TASK DETAILS = Copy, exactly as written, the lines that begin at the one containing "Generate a Python" and end at the one containing "plt.rcParams['mathtext.rm'] = 'Liberation". Skip any pictures in the data below.

DATA PROVIDED =
==========

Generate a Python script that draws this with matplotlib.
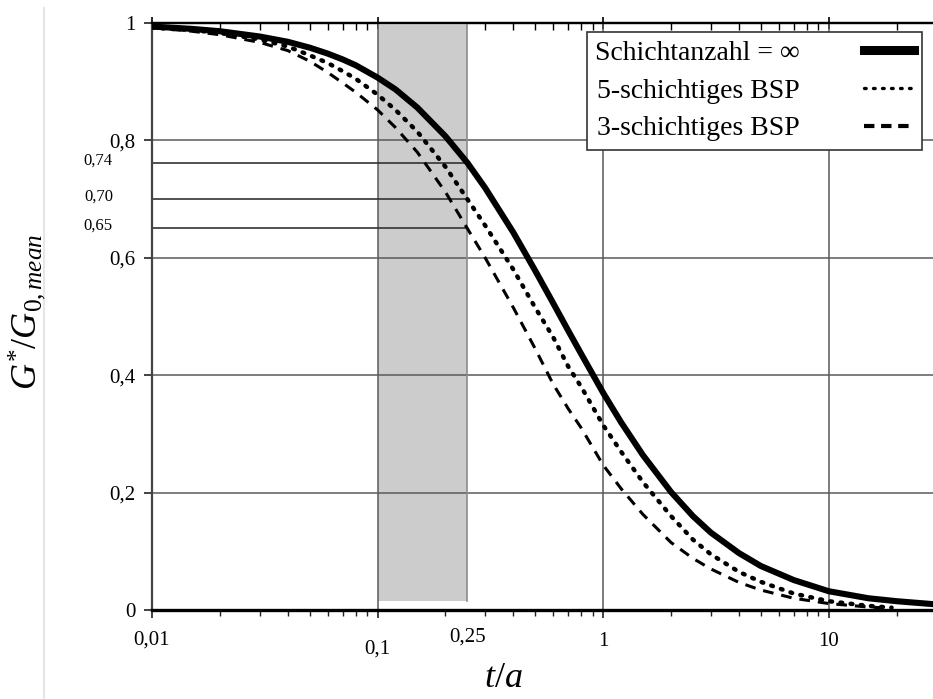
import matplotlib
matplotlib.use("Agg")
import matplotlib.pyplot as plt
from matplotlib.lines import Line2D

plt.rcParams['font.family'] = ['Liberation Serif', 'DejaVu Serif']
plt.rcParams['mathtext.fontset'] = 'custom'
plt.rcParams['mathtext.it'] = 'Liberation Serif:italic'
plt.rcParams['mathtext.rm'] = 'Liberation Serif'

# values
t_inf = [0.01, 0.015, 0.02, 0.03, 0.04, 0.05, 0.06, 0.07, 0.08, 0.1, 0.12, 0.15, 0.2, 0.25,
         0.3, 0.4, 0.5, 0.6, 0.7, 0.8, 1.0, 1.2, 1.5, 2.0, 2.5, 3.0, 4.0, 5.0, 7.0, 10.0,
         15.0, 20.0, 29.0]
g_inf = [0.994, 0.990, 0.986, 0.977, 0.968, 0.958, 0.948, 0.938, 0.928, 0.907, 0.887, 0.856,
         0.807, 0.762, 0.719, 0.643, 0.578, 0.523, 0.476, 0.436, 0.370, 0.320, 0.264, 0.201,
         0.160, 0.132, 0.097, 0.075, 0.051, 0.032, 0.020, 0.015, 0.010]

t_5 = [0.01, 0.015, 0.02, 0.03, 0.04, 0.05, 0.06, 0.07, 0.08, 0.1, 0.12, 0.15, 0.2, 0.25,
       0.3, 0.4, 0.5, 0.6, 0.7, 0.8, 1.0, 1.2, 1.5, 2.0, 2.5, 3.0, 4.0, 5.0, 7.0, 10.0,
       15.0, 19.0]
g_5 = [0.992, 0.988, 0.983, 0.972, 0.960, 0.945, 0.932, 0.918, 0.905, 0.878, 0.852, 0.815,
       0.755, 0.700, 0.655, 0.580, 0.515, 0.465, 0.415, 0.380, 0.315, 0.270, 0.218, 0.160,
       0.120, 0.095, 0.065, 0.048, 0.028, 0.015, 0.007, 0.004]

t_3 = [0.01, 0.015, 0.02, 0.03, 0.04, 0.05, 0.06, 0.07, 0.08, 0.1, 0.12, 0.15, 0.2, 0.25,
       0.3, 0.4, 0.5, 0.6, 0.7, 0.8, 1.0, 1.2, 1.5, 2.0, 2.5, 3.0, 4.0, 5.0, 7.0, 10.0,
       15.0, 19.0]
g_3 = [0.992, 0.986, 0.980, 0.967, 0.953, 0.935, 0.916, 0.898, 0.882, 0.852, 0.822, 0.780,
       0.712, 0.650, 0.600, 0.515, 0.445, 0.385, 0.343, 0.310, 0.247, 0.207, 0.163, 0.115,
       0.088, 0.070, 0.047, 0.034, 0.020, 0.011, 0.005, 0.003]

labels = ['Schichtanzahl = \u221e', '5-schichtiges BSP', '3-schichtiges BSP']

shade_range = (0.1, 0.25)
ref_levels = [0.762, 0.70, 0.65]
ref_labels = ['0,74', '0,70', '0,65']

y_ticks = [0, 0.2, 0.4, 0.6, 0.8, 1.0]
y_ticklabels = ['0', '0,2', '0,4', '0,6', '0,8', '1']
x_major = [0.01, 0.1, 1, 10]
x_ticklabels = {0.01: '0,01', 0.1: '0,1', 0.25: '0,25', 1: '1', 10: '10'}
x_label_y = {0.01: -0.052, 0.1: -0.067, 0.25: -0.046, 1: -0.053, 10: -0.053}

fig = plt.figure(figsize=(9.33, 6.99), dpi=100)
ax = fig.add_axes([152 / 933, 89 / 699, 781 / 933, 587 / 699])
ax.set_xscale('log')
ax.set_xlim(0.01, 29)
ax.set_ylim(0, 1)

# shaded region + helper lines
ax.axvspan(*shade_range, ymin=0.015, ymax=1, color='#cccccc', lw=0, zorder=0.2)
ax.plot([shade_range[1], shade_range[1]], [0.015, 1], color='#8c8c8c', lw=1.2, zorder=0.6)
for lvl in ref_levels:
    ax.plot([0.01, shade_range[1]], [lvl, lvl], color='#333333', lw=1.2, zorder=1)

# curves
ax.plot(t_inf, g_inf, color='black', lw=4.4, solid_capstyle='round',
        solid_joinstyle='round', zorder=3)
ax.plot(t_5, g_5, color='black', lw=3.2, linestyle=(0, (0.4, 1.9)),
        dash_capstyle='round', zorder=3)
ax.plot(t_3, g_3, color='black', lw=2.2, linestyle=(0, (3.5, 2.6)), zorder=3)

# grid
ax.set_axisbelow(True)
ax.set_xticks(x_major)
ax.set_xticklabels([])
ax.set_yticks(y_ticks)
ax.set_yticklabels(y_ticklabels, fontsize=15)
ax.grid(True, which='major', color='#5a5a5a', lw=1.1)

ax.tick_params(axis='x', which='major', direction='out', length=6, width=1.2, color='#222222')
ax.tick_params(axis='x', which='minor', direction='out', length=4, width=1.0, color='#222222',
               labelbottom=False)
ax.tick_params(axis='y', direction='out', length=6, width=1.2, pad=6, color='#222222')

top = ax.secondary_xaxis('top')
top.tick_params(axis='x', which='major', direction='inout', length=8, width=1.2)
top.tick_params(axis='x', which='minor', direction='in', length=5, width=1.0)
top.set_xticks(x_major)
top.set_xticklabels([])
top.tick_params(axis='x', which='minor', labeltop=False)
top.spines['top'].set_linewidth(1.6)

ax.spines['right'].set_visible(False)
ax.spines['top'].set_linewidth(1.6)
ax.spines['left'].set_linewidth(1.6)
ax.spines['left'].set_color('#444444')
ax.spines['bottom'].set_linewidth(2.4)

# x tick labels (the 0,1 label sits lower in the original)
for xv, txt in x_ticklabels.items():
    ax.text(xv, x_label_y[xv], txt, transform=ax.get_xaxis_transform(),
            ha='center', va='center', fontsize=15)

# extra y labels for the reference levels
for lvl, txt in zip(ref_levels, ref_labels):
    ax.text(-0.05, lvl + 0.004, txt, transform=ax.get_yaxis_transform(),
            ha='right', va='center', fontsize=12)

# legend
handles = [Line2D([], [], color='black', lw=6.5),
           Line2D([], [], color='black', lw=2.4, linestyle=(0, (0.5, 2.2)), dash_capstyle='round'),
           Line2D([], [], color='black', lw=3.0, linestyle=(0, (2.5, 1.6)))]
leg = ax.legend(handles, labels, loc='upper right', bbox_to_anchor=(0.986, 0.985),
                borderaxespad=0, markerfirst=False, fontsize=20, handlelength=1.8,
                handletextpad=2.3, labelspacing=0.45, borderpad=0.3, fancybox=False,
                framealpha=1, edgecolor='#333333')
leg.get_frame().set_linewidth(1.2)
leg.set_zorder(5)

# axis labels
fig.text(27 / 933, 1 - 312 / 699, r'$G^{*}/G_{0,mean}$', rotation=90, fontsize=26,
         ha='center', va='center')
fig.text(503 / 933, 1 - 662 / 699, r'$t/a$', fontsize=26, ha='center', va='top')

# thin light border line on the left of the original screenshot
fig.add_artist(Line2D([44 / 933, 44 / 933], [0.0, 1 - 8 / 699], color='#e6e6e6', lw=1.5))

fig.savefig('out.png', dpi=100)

==========

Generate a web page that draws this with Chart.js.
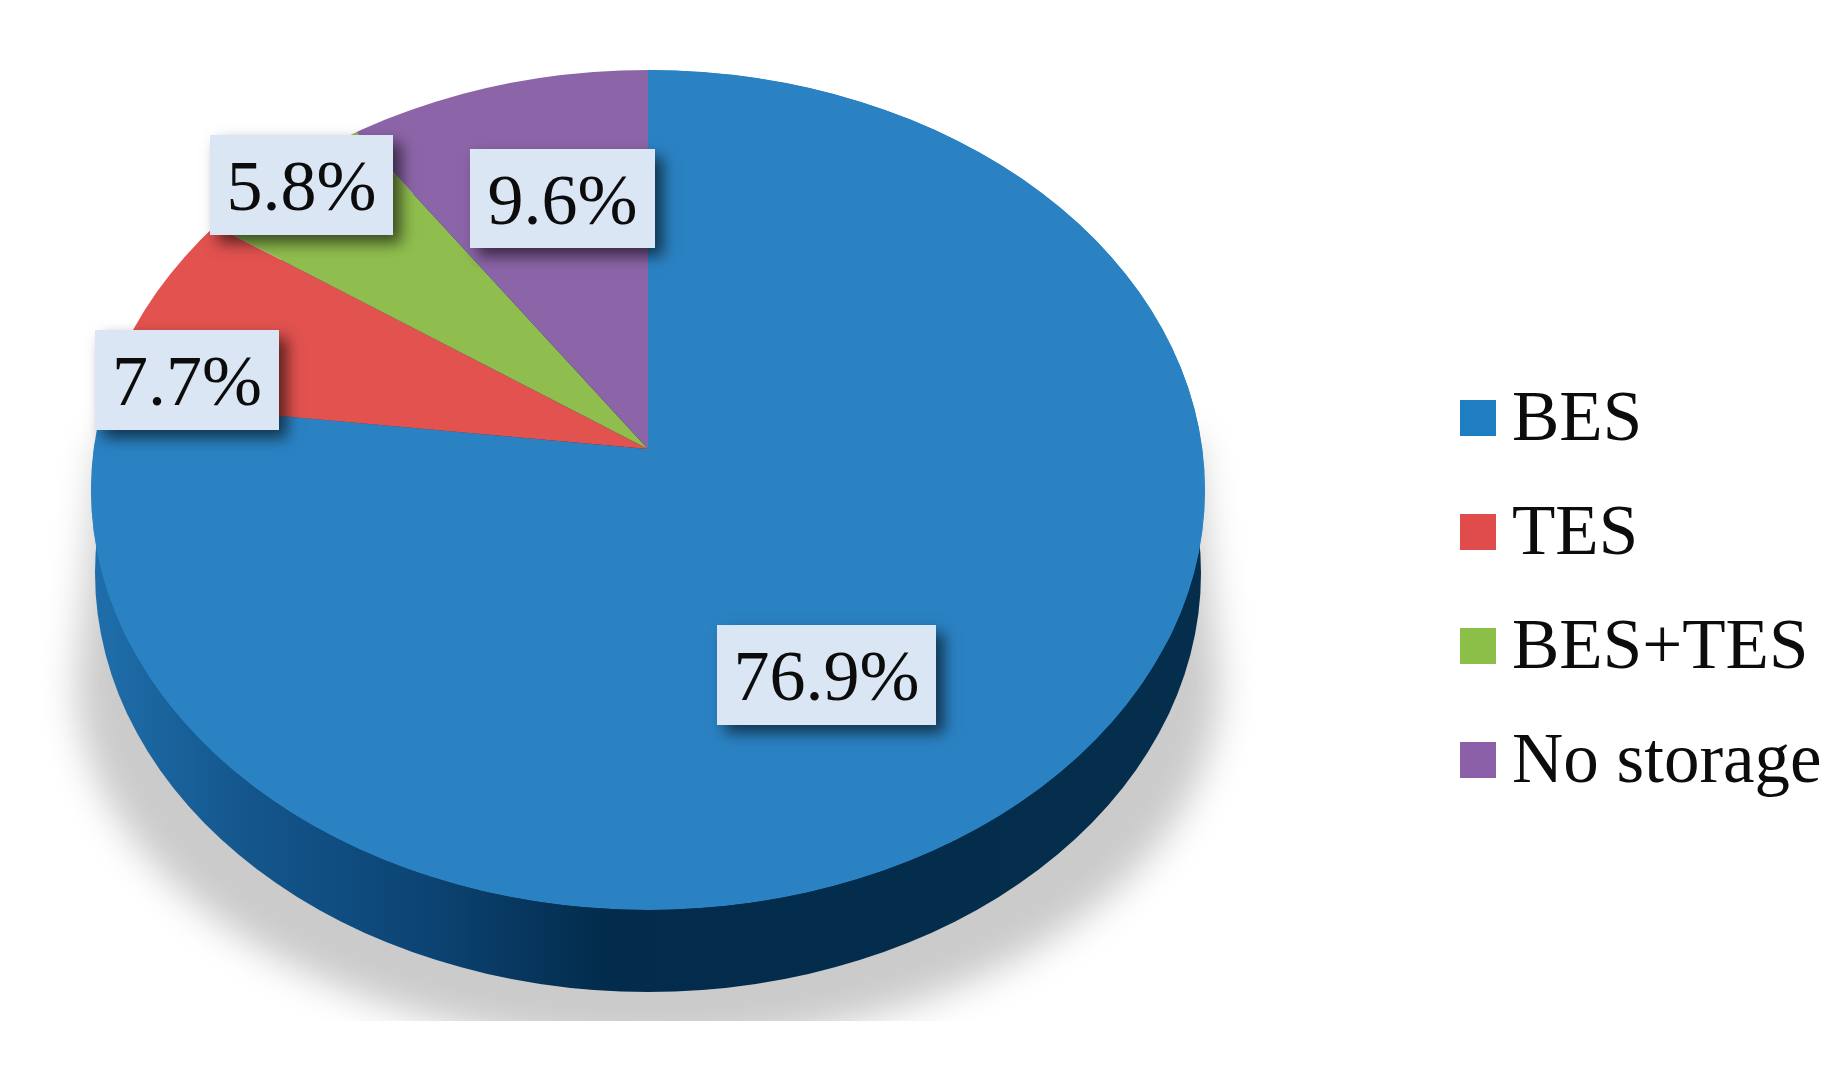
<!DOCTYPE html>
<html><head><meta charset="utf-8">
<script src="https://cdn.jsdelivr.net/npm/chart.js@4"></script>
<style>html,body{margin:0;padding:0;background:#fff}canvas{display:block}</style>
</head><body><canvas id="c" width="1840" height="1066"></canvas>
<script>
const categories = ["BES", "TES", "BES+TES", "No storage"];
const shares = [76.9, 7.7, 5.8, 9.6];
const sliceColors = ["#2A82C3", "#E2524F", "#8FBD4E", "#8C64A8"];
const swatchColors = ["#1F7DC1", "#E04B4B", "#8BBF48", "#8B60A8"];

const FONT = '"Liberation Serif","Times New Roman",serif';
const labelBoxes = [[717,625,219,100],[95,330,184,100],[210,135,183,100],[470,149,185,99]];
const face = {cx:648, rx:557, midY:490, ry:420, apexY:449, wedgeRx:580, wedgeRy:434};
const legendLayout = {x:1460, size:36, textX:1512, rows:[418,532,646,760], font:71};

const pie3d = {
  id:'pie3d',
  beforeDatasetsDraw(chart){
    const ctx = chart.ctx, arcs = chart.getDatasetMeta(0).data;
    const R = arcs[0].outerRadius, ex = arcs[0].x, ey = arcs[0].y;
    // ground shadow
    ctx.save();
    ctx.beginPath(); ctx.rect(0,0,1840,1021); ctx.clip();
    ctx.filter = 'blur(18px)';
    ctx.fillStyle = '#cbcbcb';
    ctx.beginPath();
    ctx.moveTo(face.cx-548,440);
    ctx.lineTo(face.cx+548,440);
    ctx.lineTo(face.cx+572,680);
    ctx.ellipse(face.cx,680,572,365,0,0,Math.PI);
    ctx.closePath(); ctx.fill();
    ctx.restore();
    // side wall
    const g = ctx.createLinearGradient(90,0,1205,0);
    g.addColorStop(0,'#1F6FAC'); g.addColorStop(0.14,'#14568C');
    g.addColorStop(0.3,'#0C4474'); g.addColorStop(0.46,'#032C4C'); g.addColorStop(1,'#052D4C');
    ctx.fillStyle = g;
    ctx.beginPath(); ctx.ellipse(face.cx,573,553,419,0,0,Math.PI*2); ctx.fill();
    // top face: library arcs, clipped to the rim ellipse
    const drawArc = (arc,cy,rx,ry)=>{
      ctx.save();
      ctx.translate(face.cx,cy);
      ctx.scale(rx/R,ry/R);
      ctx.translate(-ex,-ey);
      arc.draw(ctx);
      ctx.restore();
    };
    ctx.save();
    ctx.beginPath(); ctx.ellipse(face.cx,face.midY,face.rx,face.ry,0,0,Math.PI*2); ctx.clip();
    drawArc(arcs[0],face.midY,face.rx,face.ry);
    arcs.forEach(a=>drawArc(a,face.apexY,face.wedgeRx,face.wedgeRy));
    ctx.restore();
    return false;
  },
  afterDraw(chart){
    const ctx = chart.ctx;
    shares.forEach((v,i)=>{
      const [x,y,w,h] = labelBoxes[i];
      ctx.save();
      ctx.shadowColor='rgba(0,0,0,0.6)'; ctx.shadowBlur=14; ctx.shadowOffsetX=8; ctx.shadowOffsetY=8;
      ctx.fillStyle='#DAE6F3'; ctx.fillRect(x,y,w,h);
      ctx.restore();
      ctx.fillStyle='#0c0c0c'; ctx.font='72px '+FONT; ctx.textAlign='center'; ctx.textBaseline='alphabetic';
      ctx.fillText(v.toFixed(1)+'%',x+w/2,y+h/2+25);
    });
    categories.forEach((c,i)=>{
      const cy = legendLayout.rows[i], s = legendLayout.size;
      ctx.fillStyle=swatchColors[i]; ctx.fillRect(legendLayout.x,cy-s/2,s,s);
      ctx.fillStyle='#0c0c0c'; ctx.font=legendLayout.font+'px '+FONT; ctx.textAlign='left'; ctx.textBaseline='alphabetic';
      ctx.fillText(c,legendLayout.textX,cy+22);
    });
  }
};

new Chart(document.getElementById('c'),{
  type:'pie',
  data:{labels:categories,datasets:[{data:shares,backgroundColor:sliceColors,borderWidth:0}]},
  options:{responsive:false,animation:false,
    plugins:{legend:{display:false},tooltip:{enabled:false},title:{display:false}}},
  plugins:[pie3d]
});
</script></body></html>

==========

THE OUTPUT =
Generate a Python script that draws this with matplotlib.
import matplotlib
matplotlib.use("Agg")
import matplotlib.pyplot as plt
from matplotlib.lines import Line2D

plt.rcParams['font.family'] = ['Liberation Serif', 'DejaVu Serif']
plt.rcParams['mathtext.fontset'] = 'custom'
plt.rcParams['mathtext.it'] = 'Liberation Serif:italic'
plt.rcParams['mathtext.rm'] = 'Liberation Serif'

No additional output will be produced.